## start

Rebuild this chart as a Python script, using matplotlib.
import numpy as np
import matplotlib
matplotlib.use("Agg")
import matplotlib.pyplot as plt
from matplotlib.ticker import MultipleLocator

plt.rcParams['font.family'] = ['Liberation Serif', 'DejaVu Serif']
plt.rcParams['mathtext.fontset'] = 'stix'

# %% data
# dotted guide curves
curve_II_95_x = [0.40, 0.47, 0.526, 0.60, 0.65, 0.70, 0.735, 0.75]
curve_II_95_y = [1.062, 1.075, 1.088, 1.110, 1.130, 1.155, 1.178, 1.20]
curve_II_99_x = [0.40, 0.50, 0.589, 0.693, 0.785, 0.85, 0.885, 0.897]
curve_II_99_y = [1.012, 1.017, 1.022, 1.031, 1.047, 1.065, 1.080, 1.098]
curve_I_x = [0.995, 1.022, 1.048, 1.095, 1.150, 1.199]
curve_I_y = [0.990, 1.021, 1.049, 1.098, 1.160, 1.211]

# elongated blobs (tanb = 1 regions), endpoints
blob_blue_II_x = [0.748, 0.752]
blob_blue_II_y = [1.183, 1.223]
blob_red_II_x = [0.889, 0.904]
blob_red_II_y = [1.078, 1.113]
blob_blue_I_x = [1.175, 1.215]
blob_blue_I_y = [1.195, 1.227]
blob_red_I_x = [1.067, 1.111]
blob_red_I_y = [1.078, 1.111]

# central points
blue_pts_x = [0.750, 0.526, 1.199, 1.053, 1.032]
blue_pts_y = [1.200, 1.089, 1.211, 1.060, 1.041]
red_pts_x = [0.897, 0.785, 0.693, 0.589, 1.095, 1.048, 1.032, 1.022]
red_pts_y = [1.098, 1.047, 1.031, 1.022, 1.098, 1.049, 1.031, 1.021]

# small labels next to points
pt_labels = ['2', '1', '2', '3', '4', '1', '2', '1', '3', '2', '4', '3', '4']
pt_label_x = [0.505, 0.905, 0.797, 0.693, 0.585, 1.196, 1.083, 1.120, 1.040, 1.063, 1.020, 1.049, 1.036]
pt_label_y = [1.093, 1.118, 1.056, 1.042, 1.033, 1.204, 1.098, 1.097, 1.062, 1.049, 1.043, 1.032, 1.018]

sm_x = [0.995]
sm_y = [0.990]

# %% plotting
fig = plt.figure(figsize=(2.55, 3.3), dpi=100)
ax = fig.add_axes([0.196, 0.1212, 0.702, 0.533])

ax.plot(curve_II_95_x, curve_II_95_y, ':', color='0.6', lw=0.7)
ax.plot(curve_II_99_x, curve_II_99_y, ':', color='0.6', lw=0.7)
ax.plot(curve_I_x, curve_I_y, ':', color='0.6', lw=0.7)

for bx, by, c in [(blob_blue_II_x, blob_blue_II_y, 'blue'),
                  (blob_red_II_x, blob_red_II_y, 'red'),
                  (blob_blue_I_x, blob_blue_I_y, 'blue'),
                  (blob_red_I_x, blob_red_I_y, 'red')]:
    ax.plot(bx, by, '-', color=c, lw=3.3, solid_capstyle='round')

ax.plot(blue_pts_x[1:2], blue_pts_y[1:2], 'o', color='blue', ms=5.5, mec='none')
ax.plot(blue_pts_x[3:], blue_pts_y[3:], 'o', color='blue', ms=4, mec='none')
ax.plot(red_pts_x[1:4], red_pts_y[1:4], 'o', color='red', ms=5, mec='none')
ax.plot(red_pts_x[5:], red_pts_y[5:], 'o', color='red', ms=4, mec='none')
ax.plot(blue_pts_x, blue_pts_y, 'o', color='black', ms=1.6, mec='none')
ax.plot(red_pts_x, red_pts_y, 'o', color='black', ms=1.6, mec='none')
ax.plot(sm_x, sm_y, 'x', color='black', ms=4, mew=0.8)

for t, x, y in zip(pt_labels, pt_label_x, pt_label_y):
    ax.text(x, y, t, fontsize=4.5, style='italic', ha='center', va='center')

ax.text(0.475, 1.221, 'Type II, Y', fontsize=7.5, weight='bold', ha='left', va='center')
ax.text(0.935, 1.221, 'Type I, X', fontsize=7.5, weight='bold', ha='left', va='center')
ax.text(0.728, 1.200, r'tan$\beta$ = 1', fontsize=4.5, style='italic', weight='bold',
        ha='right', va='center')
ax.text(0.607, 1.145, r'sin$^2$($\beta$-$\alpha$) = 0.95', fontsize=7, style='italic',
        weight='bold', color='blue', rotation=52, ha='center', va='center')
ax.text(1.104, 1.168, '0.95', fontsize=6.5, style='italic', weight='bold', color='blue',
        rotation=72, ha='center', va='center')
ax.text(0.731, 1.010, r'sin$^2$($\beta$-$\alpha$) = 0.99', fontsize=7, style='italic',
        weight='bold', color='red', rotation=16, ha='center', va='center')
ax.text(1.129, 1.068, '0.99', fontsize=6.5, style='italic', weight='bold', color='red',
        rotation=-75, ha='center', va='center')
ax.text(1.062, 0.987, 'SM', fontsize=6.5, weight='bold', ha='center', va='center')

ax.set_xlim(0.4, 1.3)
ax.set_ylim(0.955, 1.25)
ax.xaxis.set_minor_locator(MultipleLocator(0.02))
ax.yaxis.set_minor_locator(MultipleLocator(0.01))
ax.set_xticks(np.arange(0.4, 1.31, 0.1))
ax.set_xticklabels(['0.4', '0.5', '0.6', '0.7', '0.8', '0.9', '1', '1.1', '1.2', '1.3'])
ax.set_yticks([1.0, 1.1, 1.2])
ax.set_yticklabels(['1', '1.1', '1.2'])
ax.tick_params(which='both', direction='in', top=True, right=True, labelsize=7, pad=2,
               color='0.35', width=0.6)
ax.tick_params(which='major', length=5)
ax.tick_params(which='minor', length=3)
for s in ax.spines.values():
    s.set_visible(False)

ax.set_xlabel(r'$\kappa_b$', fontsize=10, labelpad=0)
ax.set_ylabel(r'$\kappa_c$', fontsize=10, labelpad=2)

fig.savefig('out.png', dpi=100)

## end

• [What is needed]:
Report how many lines of the data contain the word "matplotlib", using the number alone.

• [Full output]:
5